On a wave of success

On a wave of success

They are truly taking Indian music to newer heights, by proving themselves on a global platform. Indo-Canadian band Lehera has emerged as a winner in the World .

Fusion Genre at the World Music Awards. The band comprising Prakash Sontakke, Karthik Mani and Prashant John, will be heading to New York in February to receive the award. Prakash speaks to Metrolife on the band’s future plans, and reveals the common love for music that the trio shares.

“We are very excited,” exclaims Prakash, who is happy to see a number of Indian musicians getting global recognition. “Indian classical music is one of those rare forms, which has the elements of every other genre of music like hip-hop, rap and rock. So when Indian classical musicians perform in the West, they are able to interact quickly with the audience.”

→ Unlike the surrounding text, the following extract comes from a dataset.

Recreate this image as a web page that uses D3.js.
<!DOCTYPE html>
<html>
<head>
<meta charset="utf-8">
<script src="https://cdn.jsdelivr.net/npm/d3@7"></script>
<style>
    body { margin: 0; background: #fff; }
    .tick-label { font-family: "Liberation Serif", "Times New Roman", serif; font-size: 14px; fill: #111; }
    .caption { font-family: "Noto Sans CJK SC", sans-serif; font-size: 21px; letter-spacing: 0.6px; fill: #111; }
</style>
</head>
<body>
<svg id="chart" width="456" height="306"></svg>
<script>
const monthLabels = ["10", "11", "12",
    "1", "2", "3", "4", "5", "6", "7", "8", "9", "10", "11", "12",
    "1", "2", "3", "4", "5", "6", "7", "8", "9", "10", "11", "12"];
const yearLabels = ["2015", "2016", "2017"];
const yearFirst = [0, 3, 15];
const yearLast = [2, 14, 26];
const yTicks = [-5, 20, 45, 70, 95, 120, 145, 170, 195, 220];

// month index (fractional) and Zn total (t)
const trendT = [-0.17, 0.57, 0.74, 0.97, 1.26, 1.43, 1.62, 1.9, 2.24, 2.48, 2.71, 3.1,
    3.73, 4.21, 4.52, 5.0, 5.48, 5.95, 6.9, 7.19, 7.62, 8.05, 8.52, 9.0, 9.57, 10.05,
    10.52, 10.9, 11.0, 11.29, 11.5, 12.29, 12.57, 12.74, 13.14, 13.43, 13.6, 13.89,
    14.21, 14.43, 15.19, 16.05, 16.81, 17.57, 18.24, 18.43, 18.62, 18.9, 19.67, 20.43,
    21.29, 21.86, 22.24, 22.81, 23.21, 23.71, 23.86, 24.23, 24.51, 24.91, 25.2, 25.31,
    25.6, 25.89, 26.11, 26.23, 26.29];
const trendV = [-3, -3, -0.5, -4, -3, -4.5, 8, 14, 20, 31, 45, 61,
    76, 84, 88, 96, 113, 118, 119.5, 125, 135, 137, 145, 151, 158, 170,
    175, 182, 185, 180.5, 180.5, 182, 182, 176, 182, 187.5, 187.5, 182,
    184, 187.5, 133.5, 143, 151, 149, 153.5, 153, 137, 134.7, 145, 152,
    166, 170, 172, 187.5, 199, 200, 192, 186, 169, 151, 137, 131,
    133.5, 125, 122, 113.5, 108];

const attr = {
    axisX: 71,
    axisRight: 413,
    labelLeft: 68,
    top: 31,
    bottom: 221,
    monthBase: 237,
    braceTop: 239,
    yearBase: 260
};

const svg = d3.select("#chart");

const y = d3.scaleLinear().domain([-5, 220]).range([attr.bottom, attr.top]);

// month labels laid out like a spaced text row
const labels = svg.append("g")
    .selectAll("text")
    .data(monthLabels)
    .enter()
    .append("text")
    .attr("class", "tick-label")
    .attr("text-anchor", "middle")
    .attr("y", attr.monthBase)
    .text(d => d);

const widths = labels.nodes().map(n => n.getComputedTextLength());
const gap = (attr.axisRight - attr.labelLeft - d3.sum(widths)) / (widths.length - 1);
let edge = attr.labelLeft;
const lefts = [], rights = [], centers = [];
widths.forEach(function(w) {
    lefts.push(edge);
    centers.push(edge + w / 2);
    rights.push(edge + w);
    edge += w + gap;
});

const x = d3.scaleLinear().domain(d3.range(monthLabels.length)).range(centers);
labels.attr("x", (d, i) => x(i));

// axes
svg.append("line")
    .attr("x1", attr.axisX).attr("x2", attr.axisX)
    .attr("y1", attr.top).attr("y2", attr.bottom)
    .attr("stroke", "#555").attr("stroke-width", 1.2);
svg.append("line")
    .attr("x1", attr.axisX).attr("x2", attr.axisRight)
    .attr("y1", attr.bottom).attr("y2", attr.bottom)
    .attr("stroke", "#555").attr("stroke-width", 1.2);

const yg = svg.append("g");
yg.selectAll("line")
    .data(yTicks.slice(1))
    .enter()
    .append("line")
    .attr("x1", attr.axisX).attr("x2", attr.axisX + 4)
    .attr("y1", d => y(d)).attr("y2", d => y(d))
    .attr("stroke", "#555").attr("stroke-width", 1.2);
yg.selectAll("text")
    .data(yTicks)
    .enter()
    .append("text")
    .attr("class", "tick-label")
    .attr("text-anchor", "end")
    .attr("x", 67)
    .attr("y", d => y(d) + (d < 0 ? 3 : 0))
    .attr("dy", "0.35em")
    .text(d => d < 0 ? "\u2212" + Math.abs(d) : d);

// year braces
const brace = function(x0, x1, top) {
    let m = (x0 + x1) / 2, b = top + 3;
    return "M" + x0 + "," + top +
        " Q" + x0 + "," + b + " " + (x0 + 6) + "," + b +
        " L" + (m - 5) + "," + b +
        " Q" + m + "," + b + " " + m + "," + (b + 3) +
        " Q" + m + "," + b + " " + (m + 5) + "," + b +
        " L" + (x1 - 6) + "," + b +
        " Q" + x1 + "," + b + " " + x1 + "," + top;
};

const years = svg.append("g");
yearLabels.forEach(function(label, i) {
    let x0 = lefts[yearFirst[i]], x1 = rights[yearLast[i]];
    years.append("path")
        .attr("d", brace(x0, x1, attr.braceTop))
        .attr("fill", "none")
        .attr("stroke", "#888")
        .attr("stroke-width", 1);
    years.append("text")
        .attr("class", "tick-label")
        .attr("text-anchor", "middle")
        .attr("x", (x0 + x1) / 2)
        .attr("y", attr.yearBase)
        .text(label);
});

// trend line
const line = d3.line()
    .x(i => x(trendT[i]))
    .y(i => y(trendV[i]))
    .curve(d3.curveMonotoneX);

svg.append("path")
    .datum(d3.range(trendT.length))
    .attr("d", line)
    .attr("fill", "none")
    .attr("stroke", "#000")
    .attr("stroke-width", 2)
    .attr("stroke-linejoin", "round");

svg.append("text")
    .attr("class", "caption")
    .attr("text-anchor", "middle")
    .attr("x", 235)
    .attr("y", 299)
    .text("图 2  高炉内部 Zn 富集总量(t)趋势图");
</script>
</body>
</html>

Lehera was formed in 2004 when Prashant John based in Canada came to Mysore to attend a yoga camp. Prashant and Prakash met each other through common friend Ravi Shankar Mishra and spoke at length about music. “We met in my house and even played with each other. As Prashant says, our progression happened the same way as one musical note leads to the other,” he laughs.

Gradually, Karthik Mani joined them as the percussionist of the band. “After two rehearsals, we thought why not hit the studio instead of simply jamming.” This recording was taken to Canada by Prashant, and as they say the rest is history. The three decided to call themselves Lehera as the term means a small, melodic cycle or a rhythmic loop.
The trio performed first at the Long Island Festival in 2006 followed by many more shows. The three even performed at the East West festival for the Bangalore School of Music in 2007. “We recorded our first album Heartsky in Vancouver, Canada, which was ready by 2008.”  The music of Heartsky is a genuine amalgamation of Hindustani, Carnatic, blues and progressive jazz. “Fusion seems to be the music of the future as everybody can relate to it. We have people from all ages — kids, college students and senior Carnatic musicians appreciating our work.”

Ranging from Pink Floyd to Zakir Hussain, the inspirations of the band are as versatile as their music. But an artist who is the favourite of all the three is Salif Keta, whom the band wishes to work with in future. “I can even picturise the kind of song that would emerge from the collaboration between Lehera and Salif Keta,” laughs Prakash.  The band is now planning to broaden the horizons of music, with their new album. “We will be experimenting with different sounds by inviting new and talented musicians to perform with us,” says Prakash. The band will also be performing in Bangalore. Prakash, who left his profession as an engineer to pursue music, sums it all by saying, “Music is my hobby, pastime and profession.”